> **Given instruction**
Repeat, exactly and only, the lines from the beginning of the data through the line with "align=center] at (224,312.5)". Pictures are left out.

> **Raw records**
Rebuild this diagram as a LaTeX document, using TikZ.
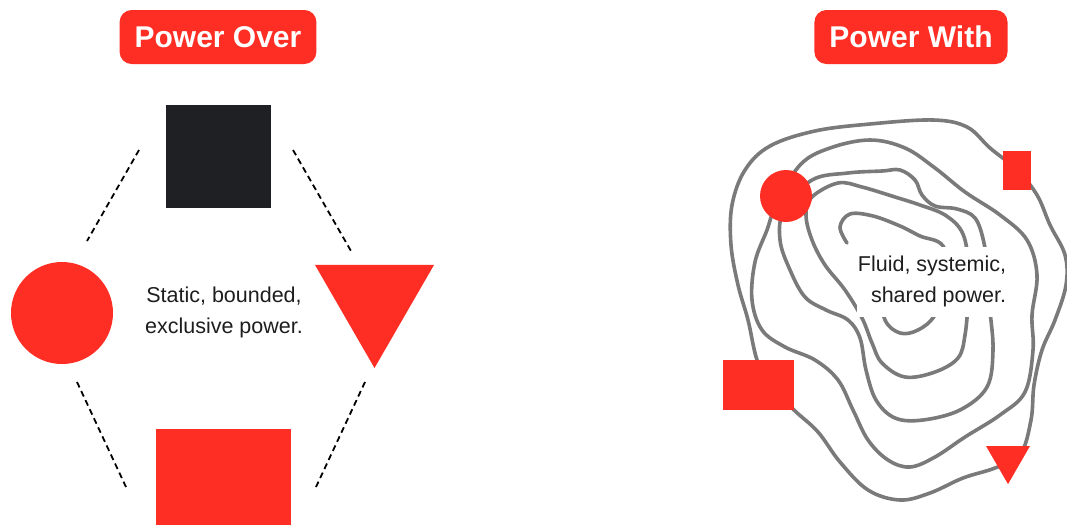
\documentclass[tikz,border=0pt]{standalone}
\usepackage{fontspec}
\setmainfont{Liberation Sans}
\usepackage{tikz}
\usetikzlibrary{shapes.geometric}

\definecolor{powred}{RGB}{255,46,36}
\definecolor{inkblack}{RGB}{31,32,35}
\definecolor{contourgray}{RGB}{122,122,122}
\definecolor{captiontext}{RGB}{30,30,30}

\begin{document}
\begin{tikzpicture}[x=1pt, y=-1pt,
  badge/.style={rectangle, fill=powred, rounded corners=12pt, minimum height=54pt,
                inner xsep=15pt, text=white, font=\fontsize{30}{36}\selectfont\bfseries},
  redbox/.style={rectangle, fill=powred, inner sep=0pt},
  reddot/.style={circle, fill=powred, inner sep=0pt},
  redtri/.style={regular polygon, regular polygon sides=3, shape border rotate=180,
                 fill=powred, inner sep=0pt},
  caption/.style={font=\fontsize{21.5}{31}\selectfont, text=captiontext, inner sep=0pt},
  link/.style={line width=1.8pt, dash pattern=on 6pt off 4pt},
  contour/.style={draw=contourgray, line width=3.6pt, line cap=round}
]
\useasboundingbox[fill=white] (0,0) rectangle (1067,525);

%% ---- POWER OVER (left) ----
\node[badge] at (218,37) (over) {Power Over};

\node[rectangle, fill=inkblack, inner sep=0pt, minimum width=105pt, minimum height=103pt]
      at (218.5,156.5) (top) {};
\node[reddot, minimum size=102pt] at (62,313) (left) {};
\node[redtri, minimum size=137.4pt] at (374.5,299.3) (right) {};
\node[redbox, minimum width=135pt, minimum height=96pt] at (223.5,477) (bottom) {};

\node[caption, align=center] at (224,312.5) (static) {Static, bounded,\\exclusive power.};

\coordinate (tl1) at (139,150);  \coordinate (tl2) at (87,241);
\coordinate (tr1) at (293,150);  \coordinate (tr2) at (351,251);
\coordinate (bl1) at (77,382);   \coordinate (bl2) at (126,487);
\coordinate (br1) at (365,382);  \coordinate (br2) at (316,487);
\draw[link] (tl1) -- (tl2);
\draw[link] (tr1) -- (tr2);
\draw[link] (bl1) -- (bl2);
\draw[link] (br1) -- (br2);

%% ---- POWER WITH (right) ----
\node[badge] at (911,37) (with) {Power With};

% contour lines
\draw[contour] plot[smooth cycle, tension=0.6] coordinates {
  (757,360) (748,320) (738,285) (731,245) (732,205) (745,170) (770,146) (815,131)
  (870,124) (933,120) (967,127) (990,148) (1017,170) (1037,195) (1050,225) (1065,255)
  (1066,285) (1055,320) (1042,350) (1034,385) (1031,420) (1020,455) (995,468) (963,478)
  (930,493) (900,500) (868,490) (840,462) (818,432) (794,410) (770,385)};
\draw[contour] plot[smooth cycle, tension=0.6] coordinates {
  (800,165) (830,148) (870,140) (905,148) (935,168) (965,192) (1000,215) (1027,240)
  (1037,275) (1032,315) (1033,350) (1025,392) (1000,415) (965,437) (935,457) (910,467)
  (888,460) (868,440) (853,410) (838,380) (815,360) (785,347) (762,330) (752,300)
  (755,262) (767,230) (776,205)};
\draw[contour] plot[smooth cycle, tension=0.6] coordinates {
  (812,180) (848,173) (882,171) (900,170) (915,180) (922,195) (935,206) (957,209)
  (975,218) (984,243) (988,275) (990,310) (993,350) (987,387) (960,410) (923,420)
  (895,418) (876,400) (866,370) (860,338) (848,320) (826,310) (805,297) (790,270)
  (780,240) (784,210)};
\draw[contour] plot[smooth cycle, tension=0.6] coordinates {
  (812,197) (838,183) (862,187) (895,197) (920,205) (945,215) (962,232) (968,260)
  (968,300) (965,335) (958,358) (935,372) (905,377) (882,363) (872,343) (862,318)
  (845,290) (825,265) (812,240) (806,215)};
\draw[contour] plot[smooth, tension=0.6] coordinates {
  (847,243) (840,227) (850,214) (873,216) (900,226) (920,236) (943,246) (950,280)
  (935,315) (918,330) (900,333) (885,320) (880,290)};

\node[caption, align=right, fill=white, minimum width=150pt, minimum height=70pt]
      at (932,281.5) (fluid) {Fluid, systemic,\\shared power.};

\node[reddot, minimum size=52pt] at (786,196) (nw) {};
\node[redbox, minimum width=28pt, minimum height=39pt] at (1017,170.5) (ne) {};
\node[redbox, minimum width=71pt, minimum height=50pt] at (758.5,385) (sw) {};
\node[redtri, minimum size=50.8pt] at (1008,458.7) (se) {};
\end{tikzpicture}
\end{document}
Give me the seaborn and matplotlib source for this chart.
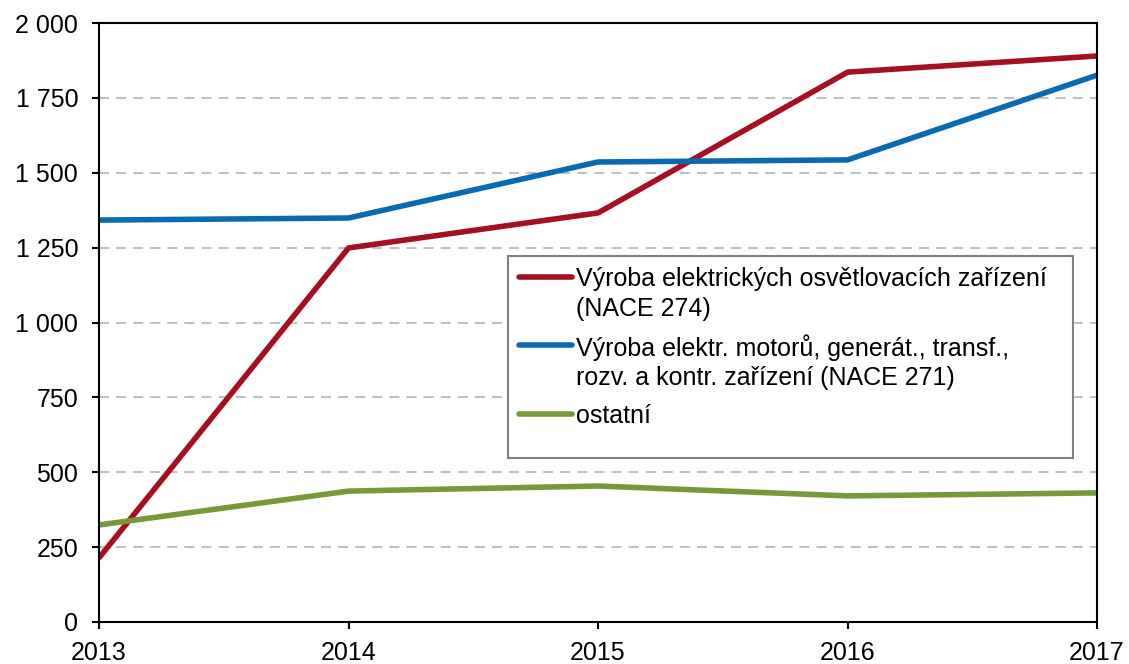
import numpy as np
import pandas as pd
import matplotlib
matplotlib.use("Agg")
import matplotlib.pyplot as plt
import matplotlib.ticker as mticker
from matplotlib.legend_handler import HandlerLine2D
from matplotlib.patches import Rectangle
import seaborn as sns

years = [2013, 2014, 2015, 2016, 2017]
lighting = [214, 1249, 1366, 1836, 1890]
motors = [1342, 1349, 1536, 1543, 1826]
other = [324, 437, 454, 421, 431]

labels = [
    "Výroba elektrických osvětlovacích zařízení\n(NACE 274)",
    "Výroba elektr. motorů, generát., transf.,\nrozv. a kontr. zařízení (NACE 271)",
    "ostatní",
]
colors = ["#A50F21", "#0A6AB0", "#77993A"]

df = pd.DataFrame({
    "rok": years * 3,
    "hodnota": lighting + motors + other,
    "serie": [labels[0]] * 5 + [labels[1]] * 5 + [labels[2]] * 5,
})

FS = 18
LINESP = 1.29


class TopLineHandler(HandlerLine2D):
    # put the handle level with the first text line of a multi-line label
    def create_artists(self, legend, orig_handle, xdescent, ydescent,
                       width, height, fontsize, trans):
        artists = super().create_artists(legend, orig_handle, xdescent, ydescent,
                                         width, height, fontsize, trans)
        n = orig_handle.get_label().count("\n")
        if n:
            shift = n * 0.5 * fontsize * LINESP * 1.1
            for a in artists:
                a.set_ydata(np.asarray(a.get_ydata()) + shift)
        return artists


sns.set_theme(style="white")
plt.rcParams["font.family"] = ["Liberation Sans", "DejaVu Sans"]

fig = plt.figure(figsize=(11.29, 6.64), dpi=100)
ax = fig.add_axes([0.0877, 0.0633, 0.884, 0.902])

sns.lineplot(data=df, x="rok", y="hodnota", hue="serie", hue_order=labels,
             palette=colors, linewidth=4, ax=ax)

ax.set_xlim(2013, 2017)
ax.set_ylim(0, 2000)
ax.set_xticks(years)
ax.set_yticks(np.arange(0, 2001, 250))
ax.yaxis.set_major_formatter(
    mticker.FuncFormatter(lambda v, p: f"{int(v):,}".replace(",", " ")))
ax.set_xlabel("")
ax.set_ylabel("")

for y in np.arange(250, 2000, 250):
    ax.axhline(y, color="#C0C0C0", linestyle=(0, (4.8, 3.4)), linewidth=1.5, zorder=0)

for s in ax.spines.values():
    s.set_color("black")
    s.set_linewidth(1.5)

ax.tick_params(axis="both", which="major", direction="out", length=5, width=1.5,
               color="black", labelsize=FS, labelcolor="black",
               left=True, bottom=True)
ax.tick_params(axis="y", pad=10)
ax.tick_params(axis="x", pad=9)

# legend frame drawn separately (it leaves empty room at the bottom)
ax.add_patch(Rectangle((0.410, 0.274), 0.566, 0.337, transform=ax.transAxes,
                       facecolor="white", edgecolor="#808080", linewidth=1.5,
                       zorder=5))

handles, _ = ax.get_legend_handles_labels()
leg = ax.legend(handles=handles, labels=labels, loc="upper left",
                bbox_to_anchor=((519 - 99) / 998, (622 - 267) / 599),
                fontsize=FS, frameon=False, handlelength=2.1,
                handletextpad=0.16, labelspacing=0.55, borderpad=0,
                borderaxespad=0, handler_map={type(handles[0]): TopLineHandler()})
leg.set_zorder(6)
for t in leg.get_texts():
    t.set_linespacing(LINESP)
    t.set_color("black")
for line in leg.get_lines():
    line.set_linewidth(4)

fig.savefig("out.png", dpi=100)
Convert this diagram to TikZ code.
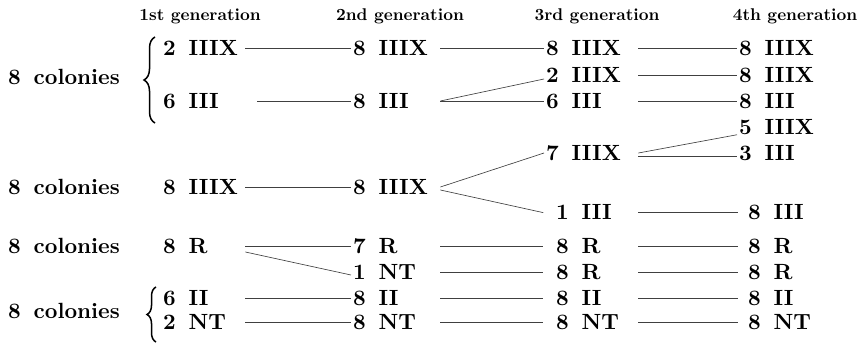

> **Final result**
Rebuild this diagram as a LaTeX document, using TikZ.
\documentclass[tikz,border=0pt]{standalone}
\usepackage{fontspec}
\setmainfont{Liberation Sans}
\usepackage{tikz}
\usetikzlibrary{shapes.geometric}

\definecolor{powred}{RGB}{255,46,36}
\definecolor{inkblack}{RGB}{31,32,35}
\definecolor{contourgray}{RGB}{122,122,122}
\definecolor{captiontext}{RGB}{30,30,30}

\begin{document}
\begin{tikzpicture}[x=1pt, y=-1pt,
  badge/.style={rectangle, fill=powred, rounded corners=12pt, minimum height=54pt,
                inner xsep=15pt, text=white, font=\fontsize{30}{36}\selectfont\bfseries},
  redbox/.style={rectangle, fill=powred, inner sep=0pt},
  reddot/.style={circle, fill=powred, inner sep=0pt},
  redtri/.style={regular polygon, regular polygon sides=3, shape border rotate=180,
                 fill=powred, inner sep=0pt},
  caption/.style={font=\fontsize{21.5}{31}\selectfont, text=captiontext, inner sep=0pt},
  link/.style={line width=1.8pt, dash pattern=on 6pt off 4pt},
  contour/.style={draw=contourgray, line width=3.6pt, line cap=round}
]
\useasboundingbox[fill=white] (0,0) rectangle (1067,525);

%% ---- POWER OVER (left) ----
\node[badge] at (218,37) (over) {Power Over};

\node[rectangle, fill=inkblack, inner sep=0pt, minimum width=105pt, minimum height=103pt]
      at (218.5,156.5) (top) {};
\node[reddot, minimum size=102pt] at (62,313) (left) {};
\node[redtri, minimum size=137.4pt] at (374.5,299.3) (right) {};
\node[redbox, minimum width=135pt, minimum height=96pt] at (223.5,477) (bottom) {};

\node[caption, align=center] at (224,312.5) (static) {Static, bounded,\\exclusive power.};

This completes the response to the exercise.